[Brief]: Retype, please, the listing from its opening line through the line that contains "plt.rcParams['lines.scale_dashes'] = False", both included, without the pictures.

--- --- ---

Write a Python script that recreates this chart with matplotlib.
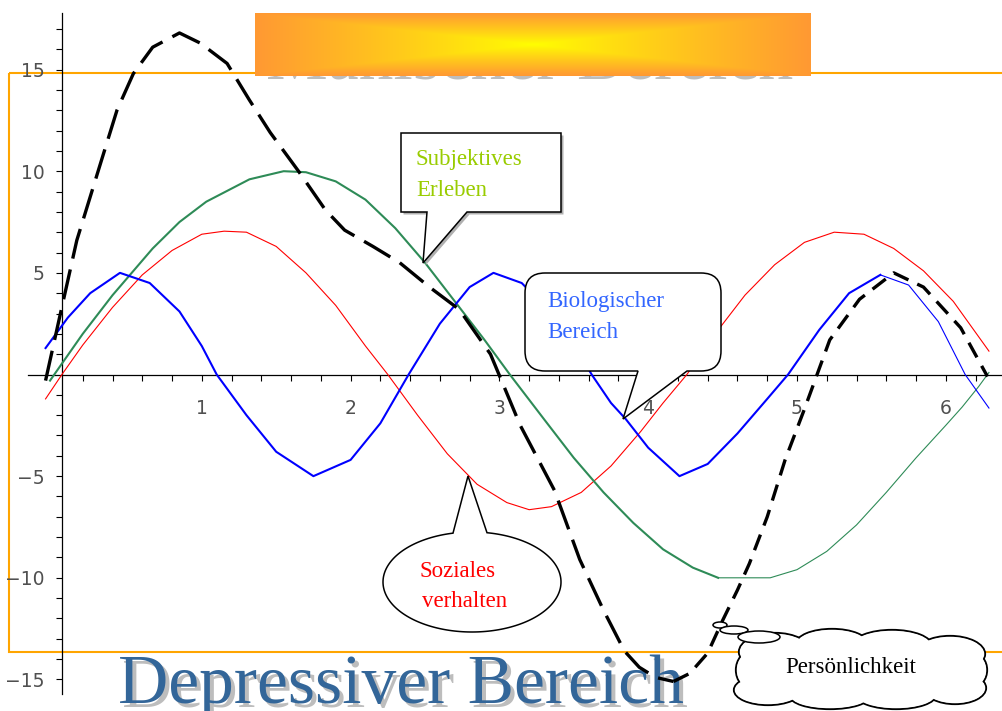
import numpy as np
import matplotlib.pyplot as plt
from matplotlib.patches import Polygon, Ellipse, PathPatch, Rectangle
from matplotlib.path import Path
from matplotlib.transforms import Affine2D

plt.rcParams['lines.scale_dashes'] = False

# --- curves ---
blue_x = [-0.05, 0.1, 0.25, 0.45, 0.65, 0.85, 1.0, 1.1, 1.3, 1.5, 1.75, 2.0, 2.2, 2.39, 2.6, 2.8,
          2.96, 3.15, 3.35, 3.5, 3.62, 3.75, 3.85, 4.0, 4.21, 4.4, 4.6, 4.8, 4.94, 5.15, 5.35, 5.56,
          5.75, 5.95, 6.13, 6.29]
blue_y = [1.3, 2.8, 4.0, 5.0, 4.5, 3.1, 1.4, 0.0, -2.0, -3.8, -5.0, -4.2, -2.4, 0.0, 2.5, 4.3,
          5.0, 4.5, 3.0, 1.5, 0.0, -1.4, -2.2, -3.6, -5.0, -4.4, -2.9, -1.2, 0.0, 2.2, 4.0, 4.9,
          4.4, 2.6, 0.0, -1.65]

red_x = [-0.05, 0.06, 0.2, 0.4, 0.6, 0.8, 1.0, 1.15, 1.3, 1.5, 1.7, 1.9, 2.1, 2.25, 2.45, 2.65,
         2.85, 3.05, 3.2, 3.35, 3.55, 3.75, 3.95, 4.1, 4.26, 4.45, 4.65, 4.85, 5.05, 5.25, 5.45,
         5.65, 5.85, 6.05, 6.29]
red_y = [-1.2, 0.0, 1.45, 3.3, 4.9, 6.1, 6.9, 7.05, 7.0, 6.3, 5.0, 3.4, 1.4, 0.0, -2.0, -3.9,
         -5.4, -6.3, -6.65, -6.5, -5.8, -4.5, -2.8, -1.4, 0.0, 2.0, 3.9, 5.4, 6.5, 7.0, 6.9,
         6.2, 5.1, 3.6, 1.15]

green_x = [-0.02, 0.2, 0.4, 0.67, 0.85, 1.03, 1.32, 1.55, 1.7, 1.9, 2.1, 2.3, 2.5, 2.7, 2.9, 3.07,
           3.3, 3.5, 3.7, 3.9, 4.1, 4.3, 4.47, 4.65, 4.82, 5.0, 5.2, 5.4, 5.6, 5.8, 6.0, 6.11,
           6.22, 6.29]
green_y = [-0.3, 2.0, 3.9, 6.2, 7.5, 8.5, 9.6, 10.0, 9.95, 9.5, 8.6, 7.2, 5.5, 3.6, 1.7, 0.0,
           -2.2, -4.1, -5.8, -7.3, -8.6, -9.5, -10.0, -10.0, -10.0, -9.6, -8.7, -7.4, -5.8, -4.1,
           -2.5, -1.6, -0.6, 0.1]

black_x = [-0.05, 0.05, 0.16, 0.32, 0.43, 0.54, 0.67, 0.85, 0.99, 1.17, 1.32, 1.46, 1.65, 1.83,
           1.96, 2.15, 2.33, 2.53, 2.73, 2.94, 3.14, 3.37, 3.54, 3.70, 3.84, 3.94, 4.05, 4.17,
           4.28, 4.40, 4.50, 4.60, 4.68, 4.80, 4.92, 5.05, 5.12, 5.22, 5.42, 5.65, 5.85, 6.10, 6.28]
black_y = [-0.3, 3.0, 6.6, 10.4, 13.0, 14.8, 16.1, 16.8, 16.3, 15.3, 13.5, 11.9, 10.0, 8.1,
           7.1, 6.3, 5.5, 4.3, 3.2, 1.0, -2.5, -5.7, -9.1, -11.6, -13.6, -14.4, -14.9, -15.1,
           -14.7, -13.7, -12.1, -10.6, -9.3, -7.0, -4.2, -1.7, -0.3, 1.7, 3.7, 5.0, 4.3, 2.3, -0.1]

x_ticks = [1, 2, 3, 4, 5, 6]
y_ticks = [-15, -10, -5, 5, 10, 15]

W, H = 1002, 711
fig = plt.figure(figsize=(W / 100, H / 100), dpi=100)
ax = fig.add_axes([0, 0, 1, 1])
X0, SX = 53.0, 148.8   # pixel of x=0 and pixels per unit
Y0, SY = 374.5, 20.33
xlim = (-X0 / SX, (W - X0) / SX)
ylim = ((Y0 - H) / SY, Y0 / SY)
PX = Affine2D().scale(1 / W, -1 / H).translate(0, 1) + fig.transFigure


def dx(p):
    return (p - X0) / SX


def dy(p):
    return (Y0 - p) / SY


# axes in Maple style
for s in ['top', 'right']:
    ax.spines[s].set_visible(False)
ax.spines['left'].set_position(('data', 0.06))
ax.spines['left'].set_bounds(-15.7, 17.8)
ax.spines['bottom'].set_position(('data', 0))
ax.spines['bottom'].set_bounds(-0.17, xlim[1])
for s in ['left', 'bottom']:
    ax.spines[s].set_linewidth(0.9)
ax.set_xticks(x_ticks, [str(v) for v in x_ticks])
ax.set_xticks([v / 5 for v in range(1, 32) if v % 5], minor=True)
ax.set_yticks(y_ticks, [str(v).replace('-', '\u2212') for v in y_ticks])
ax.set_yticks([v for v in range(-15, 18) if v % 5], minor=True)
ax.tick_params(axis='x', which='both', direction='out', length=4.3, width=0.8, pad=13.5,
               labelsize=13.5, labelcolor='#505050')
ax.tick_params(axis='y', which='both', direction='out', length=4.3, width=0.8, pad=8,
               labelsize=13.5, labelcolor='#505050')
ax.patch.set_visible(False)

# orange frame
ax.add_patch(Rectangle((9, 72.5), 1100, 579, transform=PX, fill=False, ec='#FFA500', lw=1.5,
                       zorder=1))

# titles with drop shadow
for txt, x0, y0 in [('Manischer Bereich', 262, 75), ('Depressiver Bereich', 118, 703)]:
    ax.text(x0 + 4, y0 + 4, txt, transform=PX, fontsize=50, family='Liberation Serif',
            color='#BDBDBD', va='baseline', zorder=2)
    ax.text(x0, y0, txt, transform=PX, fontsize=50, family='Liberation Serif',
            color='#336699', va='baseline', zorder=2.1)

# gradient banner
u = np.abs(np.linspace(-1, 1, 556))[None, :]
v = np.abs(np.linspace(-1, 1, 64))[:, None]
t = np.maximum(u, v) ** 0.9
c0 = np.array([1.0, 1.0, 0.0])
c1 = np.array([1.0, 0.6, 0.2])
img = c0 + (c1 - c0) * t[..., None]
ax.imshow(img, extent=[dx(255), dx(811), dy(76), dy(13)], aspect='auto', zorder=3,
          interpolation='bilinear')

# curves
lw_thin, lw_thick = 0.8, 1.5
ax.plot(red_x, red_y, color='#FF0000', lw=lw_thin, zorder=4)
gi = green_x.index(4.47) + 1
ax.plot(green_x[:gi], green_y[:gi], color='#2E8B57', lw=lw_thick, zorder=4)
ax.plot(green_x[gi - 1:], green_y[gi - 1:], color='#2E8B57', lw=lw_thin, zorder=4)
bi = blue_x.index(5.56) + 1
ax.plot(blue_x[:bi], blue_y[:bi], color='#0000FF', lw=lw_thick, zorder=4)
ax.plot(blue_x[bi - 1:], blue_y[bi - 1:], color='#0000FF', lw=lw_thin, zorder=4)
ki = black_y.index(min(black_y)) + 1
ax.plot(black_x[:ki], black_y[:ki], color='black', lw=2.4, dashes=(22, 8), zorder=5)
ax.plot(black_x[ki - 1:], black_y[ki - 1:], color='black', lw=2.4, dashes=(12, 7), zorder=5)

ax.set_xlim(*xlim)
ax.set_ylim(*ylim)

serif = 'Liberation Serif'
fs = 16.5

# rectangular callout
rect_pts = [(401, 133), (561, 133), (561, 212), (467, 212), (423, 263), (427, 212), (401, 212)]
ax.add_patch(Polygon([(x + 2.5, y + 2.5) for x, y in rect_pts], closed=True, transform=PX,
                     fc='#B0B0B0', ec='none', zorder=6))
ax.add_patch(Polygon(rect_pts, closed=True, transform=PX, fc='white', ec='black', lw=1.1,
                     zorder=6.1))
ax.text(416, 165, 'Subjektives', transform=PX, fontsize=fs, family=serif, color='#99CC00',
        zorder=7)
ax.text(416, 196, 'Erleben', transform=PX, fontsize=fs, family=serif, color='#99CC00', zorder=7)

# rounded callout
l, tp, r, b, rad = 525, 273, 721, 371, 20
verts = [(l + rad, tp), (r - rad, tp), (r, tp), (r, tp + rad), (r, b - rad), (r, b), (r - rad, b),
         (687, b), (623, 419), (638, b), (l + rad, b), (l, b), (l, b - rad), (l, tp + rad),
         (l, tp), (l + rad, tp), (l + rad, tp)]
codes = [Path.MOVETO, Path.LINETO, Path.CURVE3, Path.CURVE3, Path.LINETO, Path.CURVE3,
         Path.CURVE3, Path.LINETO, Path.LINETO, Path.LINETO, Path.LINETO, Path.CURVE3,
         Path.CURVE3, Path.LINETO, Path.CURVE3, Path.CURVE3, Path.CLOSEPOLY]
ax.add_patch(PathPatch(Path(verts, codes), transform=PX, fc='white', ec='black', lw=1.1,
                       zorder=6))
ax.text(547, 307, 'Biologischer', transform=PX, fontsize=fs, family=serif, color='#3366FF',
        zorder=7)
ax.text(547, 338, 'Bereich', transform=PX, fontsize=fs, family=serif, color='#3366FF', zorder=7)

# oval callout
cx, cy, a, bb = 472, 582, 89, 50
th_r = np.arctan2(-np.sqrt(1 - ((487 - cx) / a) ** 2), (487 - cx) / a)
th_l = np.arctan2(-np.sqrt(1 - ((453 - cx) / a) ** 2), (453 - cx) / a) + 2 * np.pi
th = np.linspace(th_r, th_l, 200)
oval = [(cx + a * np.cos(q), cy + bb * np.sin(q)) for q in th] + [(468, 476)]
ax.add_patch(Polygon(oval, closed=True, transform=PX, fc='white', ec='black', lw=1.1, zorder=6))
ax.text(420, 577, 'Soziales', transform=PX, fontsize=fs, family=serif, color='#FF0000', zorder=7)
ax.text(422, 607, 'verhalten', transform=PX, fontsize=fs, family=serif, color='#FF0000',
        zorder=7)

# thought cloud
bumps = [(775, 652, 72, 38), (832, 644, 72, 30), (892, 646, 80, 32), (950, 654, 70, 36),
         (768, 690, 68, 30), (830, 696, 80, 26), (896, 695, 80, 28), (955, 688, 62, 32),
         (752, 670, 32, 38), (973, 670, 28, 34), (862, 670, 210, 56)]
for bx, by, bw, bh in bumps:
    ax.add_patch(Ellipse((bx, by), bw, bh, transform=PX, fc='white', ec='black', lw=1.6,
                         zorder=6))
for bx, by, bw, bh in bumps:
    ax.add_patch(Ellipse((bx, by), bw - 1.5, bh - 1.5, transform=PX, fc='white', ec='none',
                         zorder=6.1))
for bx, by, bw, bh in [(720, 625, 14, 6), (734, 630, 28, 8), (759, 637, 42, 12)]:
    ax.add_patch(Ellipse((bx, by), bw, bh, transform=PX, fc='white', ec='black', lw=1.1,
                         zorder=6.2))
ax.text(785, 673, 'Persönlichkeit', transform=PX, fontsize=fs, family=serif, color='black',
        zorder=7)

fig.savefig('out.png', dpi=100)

--- --- ---

[Full response]:
Write a Python script that recreates this chart with matplotlib.
import numpy as np
import matplotlib.pyplot as plt
from matplotlib.patches import Polygon, Ellipse, PathPatch, Rectangle
from matplotlib.path import Path
from matplotlib.transforms import Affine2D

plt.rcParams['lines.scale_dashes'] = False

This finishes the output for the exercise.